Sketch showing the process of data collection, model input file preparation, hydrodynamic model result post-processing, and finally using the dataset for statistical analysis and extreme water return level estimates.

Atmospheric reanalysis data from 1980 to 2019 (WRF-TGW)

To explore the potential impact of climate change on weather patterns, the Department of Energy’s IM3 and HyperFACETS projects have developed an atmospheric dataset called WRF-TGW30. This dataset covers the Continental United States (CONUS), northern Mexico, and southern Canada. We use the 40-year sequence of past weather from 1980 to 2019, which is the European Centre for Medium-Range Weather Forecasts Reanalysis v5 (ECMWF ERA5) data (30 km resolution), dynamically downscaled with the Weather Research and Forecasting (WRF) model to achieve a horizontal resolution of approximately 12 km. This higher resolution is crucial for resolving flood processes in complex estuarine regions as it captures regional atmospheric processes at finer scales such as extreme event precipitation and wind fields26. In addition to the finer resolution, the WRF-TGW dataset domain extends approximately 700 km offshore from the US Mid-Atlantic coastline (shown in Fig. 3), providing a reasonable area coverage for representing the hurricane field that affected the DBR. We use this historical reanalysis data to simulate the sequence of flood events from 1980 to 2019. To verify the skill of this dataset, we collected wind speed data from multiple near-shore National Data Buoy Center (NDBC) buoys during Hurricane Irene (2011) and Hurricane Sandy (2012) and observed a good agreement between the downscaled data and the field observation. From this dataset, we utilized temperature, precipitation, wind speed, relative humidity, and downward short-wave and long-wave radiation at ground level to force DHSVM, along with wind velocity at 10 meters and sea surface pressure as surface forcing for FVCOM.

Fig. 3
Fig. 3
Full size image

Atmospheric dataset ‘WRF-TGW’ domain covering the Continental United States. The colormap represent the 10-m elevation wind speed during Hurricane Irene (2011) landfall in the U.S. Mid-Atlantic; The top subplot shows the hydrology (DHSVM) and hydrodynamic (FVCOM) model domains.

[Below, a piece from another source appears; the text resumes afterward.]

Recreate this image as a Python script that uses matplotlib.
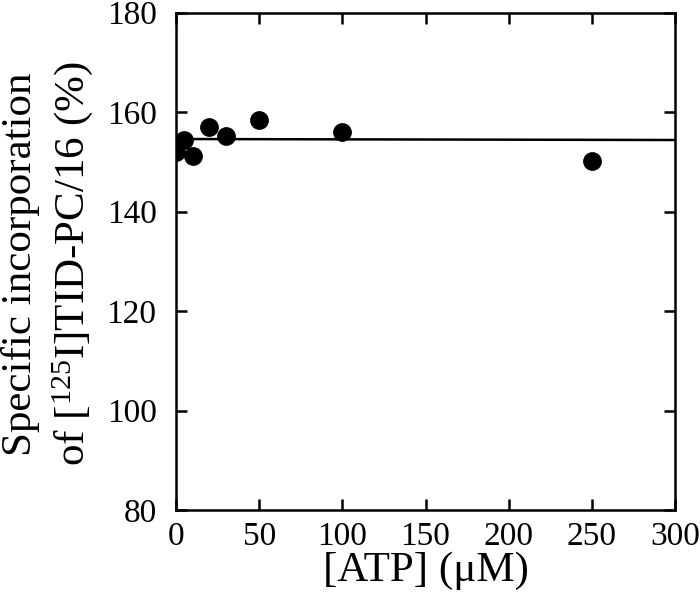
import matplotlib
matplotlib.use("Agg")
import matplotlib.pyplot as plt

# Data
atp = [0, 5, 10, 20, 30, 50, 100, 250]
incorporation = [152.05, 154.5, 151.25, 157.1, 155.3, 158.4, 155.95, 150.2]
fit_x = [0, 300]
fit_y = [154.6, 154.4]
xticks = [0, 50, 100, 150, 200, 250, 300]
yticks = [80, 100, 120, 140, 160, 180]

plt.rcParams['font.family'] = ['Liberation Serif', 'DejaVu Serif']
plt.rcParams['mathtext.fontset'] = 'custom'
plt.rcParams['mathtext.rm'] = 'Liberation Serif'
plt.rcParams['mathtext.it'] = 'Liberation Serif:italic'

fig = plt.figure(figsize=(7.0, 6.12), dpi=100)
ax = fig.add_axes([176/700, 1 - 510/612, (675-176)/700, (510-12.7)/612])

ax.plot(fit_x, fit_y, color='black', lw=1.8, zorder=2)
ax.plot(atp, incorporation, 'o', color='black', markersize=12.5, zorder=3)

ax.set_xlim(0, 300)
ax.set_ylim(80, 180)
ax.set_xticks(xticks)
ax.set_yticks(yticks)
ax.tick_params(direction='in', length=8, width=1.8, top=True, right=True,
               labelsize=24)
ax.tick_params(axis='y', pad=14)
ax.tick_params(axis='x', pad=8)
for s in ax.spines.values():
    s.set_linewidth(1.8)

ax.set_xlabel('[ATP] (\u03bcM)', fontsize=31, labelpad=0)
ax.set_ylabel('Specific incorporation\nof [$^{125}$I]TID-PC/16 (%)', fontsize=31,
              linespacing=1.3)
ax.yaxis.set_label_coords(-0.163, 0.495)

fig.savefig('out.png', dpi=100)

Numerical models for riverine and coastal flood modeling

DHSVM

DHSVM is a hydrological model that simulates key overland and subsurface processes by explicitly representing climate, soil, and vegetation at the grid cell level. It is a physics-based, spatially distributed hydrological model where it solves the full energy and water balance equations. The model comprises several components, including a two-layer canopy model for evapotranspiration, a two-layer snowpack model for snow accumulation and melt, a multi-layer unsaturated soil model that moves infiltrated water vertically based on Darcy’s law, and a saturated subsurface flow routing model that uses a transient quasi three-dimensional model. The excess surface runoff and intercepted subsurface flow routes through the stream network to the watershed outlet, and the channel flow conveyance uses segments of linear reservoirs. More information about model physics and formulations is detailed in the existing literature28,32,33. For this study, DHSVM was configured for the Delaware River Basin at a 90-m spatial resolution. In addition to meteorological inputs from WRF-TGW, key geospatial inputs for DHSVM include digital elevation model (DEM), vegetation data from USGS National Land Cover Database, and soil data from U.S. Department of Agriculture (USDA) National Resources Conservation Service State Soil Geographic (STATSGO), all resampled to a 90-m grid resolution. A pre-processing tool was used to generate the Delaware River network based on DEM, resulting in 6225 river segments across the Delaware River network. For each river segment, DHSVM generated outputs of river discharge at a 3-hourly timestep. The river forcing used by FVCOM includes 13 reaches at the river-ocean interface (i.e., DHSVM-FVCOM domain), with the major ones being the Schuylkill and Delaware mainstem near Trenton, NJ.

FVCOM

Using atmospheric forcing from the WRF-TGW dataset and river forcing from DHSVM, we simulate the water surface elevation (WSE) using unstructured grid FVCOM29. It is extensively used to model storm surges and flooding in many estuarine and coastal regions, especially with complex bathymetry, tidal wetting and drying, and irregular coastlines27,34,35,36. In this work, considering the computational demand for continuous long-term simulations, we chose the 3D barotropic and hydrostatic version, which resolves simplified Reynolds-averaged Navier-Stokes equations (with Boussinesq approximations), where an external mode solves 2D depth-integrated equations and the internal mode solves the equations in three dimensions.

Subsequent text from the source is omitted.